Thematic order is a complex
subject that can be approached most simply using elementary set operations on
the lesson profiles. We can define the profile of a user to be the union of the
profiles of the lessons that the user has learned.
U = Union of the Tk
as k ranges over an index set, I subset of J.
Determining which lessons
have been learned is done via standard tests.
Nodal Forest Learning
Strategy
The Nodal Forest Learning
Strategy was developed and tested over a period of about ten years while
Prueitt was teaching university mathematics courses. It is based on an
itemization of the topics in a curriculum, and the use of published principles
from theoretical immunology and associative neural networks. The itemization is
used to produce a themespace. The Strategy has a simple implementation that
using the voting procedures, also developed by Prueitt, to produce category and
placement policies defined by the elements from the themespace.
The consequences of using
the Nodal Forest Learning s Strategy is an adaptive presentation of new
materials to a learner, based on thematic content.
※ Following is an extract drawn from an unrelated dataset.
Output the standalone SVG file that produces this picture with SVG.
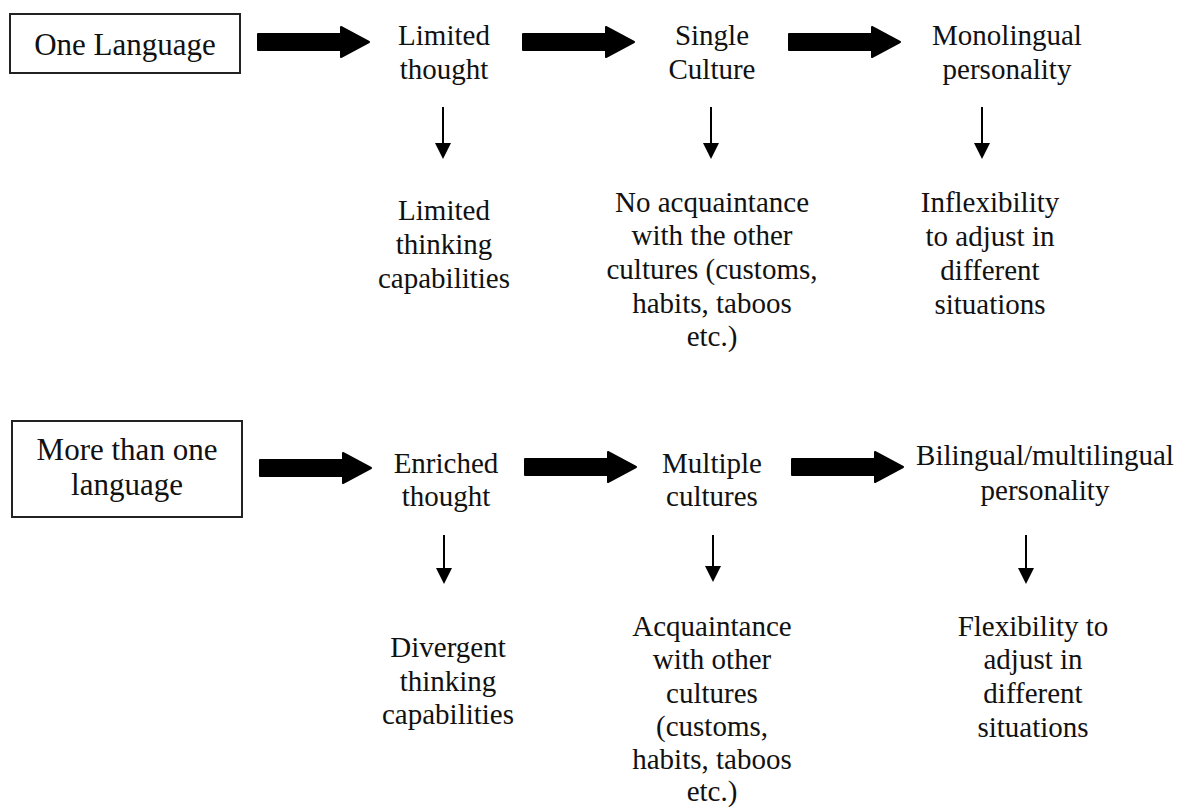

Thematic selection of next
lesson:
The user profile defines a
topological neighborhood, which can be matched to the Subject Matter Indicator
neighborhoods in an ORB. Each lesson
has neighborhoods related to it. Due to the metric in the space, the lessons
that the user has learned will be close to the user profile.
This means that, in general,
lessons learned will be in a small neighborhood of the user profile, but as one
gradually increases the radius of the neighborhood one finds the closest lesson
not learned. This provides a order of
presentation to the material which is adaptive to the learning experience of
the learner.
The same class of procedures
can be applied to obtaining documents from the repository of learning materials
that are indexed by the elements of the ORBs.